## BEGIN
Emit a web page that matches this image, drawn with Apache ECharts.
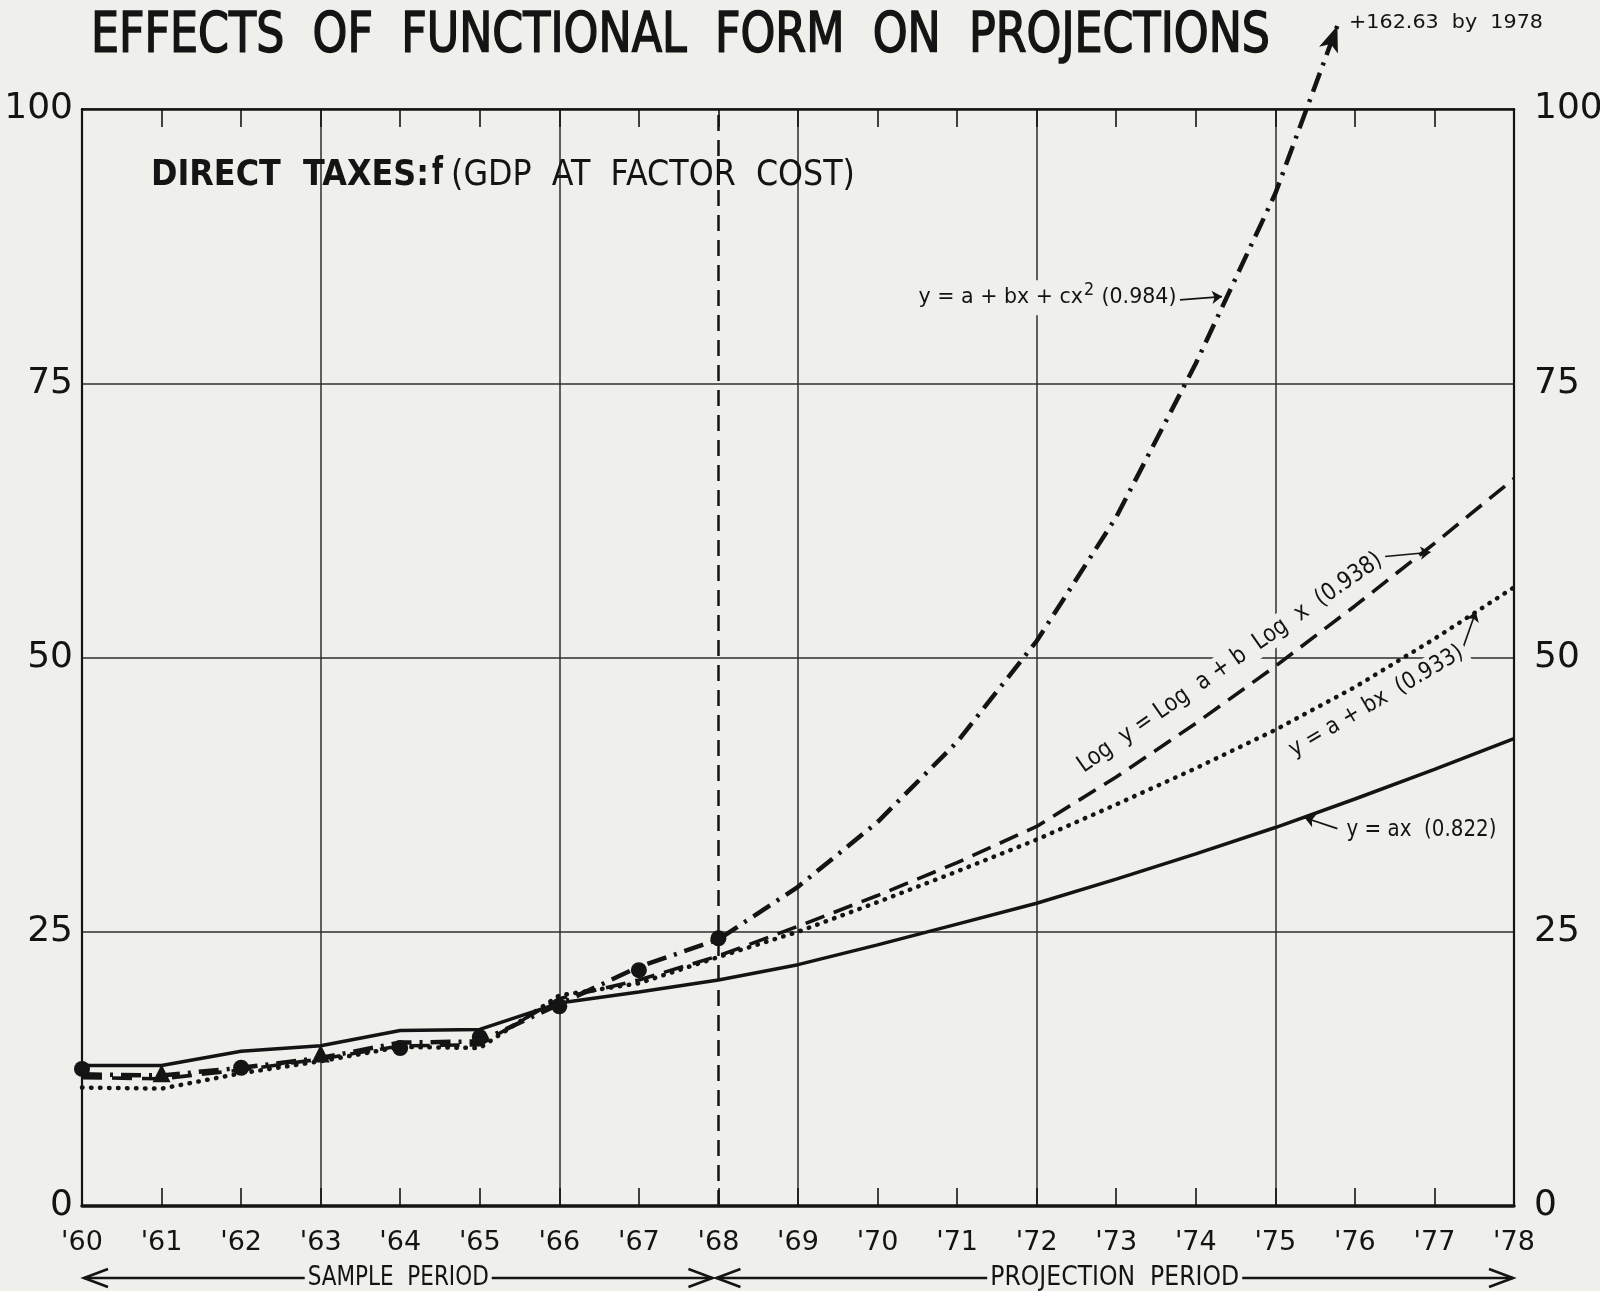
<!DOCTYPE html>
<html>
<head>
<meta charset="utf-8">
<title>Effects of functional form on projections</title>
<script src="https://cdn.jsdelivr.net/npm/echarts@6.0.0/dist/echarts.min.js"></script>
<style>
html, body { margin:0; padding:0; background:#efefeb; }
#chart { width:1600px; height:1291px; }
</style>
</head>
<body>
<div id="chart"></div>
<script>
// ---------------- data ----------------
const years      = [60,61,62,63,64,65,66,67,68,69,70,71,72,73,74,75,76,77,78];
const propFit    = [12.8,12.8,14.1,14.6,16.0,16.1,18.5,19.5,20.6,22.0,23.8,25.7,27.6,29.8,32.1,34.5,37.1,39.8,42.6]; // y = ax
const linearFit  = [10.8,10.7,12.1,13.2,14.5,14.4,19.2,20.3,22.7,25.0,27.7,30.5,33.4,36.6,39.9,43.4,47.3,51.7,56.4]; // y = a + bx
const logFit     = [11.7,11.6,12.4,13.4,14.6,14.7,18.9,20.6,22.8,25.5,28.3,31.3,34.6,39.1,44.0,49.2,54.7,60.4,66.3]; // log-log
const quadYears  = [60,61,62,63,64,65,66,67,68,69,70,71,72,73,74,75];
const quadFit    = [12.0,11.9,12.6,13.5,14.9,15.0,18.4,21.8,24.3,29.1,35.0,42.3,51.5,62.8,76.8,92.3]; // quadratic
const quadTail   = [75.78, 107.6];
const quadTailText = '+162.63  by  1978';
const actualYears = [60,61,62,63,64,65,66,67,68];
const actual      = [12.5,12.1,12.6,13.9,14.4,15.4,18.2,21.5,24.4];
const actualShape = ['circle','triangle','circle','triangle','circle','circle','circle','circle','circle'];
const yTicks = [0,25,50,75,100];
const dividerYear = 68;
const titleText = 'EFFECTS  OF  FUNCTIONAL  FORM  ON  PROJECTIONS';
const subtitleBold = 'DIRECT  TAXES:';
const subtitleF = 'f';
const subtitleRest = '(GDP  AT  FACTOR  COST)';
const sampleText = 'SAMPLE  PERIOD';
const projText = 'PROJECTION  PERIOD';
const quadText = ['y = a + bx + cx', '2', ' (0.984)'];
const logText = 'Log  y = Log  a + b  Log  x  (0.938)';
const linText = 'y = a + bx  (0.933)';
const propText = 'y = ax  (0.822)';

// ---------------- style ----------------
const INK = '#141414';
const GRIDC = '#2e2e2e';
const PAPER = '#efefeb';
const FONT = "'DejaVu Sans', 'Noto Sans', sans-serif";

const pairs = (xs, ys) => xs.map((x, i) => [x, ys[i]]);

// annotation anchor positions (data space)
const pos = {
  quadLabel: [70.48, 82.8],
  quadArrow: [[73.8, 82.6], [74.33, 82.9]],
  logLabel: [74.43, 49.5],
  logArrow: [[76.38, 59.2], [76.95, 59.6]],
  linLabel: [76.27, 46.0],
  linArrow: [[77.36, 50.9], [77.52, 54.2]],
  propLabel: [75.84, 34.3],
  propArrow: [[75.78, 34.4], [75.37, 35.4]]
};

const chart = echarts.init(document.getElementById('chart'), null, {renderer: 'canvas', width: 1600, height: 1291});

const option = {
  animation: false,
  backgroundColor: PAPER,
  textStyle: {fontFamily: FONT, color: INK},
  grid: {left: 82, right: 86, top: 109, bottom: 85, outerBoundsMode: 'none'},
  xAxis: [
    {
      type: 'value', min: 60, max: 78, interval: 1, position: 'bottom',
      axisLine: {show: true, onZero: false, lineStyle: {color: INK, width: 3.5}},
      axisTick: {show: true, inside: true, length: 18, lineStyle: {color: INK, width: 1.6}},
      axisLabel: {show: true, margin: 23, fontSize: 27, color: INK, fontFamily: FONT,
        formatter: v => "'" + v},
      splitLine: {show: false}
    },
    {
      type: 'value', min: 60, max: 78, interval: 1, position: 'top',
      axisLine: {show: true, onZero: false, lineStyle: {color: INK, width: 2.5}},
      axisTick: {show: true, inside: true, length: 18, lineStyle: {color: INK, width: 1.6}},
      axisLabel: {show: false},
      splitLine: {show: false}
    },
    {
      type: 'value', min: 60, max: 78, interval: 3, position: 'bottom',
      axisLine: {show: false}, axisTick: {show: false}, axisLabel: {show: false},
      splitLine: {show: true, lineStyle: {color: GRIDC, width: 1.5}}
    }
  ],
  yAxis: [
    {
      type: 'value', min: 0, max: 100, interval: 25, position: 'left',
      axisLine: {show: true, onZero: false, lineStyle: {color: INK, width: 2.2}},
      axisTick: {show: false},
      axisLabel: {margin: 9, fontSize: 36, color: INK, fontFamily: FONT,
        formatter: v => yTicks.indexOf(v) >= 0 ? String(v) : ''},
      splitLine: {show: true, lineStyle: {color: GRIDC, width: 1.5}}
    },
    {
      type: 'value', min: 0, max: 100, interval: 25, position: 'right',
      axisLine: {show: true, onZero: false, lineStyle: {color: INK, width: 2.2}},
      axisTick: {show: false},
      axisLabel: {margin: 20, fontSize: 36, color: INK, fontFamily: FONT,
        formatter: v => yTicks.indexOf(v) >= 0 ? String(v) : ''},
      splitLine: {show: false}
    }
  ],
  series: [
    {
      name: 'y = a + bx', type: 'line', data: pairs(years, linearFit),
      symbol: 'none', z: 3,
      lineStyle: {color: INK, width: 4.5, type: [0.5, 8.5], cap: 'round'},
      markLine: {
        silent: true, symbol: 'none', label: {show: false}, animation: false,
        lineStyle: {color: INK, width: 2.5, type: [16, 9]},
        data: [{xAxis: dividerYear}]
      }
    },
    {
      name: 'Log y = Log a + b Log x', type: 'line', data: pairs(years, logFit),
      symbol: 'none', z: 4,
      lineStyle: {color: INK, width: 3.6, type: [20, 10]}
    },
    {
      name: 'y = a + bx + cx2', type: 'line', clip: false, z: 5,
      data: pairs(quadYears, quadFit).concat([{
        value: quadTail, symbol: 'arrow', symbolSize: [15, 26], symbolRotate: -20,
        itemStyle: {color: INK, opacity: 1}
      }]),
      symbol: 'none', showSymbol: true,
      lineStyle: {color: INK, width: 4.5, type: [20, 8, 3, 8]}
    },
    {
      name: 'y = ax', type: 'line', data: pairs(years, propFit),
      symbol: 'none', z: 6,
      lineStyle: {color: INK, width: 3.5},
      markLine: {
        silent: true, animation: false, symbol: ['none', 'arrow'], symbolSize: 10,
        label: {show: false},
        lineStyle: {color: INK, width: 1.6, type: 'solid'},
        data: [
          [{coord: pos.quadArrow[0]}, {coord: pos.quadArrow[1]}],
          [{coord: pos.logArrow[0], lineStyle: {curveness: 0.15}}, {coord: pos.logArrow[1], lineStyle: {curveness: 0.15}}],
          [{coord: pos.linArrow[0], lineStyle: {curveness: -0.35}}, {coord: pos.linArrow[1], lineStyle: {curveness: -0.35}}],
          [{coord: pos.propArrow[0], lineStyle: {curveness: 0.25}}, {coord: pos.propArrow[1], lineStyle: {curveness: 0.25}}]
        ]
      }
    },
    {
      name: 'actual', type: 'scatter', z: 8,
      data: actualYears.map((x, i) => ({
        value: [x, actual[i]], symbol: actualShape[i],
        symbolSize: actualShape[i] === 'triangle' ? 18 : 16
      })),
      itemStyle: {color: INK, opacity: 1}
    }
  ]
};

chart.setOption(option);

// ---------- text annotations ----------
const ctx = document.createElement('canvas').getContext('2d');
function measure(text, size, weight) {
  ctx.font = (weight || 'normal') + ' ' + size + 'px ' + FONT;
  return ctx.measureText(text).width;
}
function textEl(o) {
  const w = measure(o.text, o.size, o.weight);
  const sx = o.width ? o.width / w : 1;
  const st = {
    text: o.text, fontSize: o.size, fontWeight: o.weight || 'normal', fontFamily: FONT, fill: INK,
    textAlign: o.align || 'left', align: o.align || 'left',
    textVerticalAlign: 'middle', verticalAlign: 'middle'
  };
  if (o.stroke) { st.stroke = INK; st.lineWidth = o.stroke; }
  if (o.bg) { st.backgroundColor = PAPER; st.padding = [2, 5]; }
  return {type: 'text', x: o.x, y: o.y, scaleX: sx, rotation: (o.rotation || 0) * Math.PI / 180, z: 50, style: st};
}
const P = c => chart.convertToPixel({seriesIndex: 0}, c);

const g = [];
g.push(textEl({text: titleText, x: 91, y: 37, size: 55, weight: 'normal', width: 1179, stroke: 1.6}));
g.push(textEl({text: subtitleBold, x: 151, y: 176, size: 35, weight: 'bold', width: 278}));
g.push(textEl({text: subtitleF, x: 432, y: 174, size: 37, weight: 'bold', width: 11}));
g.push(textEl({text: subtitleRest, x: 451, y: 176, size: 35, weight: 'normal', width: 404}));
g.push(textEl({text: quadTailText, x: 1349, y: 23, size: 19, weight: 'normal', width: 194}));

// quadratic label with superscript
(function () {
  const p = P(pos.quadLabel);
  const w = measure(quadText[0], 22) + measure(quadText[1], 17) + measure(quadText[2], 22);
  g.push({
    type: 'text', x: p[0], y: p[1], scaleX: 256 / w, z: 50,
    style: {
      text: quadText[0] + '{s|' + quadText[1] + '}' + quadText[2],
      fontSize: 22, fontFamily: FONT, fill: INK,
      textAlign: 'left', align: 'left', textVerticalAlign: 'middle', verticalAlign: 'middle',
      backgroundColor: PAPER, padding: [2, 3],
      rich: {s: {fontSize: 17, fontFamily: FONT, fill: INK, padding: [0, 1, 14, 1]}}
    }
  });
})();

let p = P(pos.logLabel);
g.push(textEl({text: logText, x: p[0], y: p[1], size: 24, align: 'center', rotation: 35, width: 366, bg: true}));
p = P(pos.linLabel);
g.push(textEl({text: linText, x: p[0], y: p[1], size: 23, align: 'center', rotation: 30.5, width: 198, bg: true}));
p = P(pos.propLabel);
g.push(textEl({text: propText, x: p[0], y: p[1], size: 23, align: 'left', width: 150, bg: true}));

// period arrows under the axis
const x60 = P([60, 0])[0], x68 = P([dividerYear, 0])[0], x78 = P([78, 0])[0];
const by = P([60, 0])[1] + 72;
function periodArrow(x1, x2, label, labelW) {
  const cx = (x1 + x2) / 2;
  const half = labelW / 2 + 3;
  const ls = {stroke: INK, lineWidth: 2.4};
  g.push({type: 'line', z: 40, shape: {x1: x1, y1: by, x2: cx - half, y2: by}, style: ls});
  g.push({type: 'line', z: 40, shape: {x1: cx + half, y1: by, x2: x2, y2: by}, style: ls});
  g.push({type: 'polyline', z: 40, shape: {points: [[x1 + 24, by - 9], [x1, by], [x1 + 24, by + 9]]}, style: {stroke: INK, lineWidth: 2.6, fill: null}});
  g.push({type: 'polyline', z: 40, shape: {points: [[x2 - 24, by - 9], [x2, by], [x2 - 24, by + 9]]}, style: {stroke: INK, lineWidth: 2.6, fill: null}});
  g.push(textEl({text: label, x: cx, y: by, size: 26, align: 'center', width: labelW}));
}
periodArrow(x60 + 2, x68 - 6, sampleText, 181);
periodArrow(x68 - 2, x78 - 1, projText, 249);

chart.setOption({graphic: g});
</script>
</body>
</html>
## END
What this task involves
Show each line of the listing that holds the string "with".

Task response
Emit a web page that matches this image, drawn with Apache ECharts.
// quadratic label with superscript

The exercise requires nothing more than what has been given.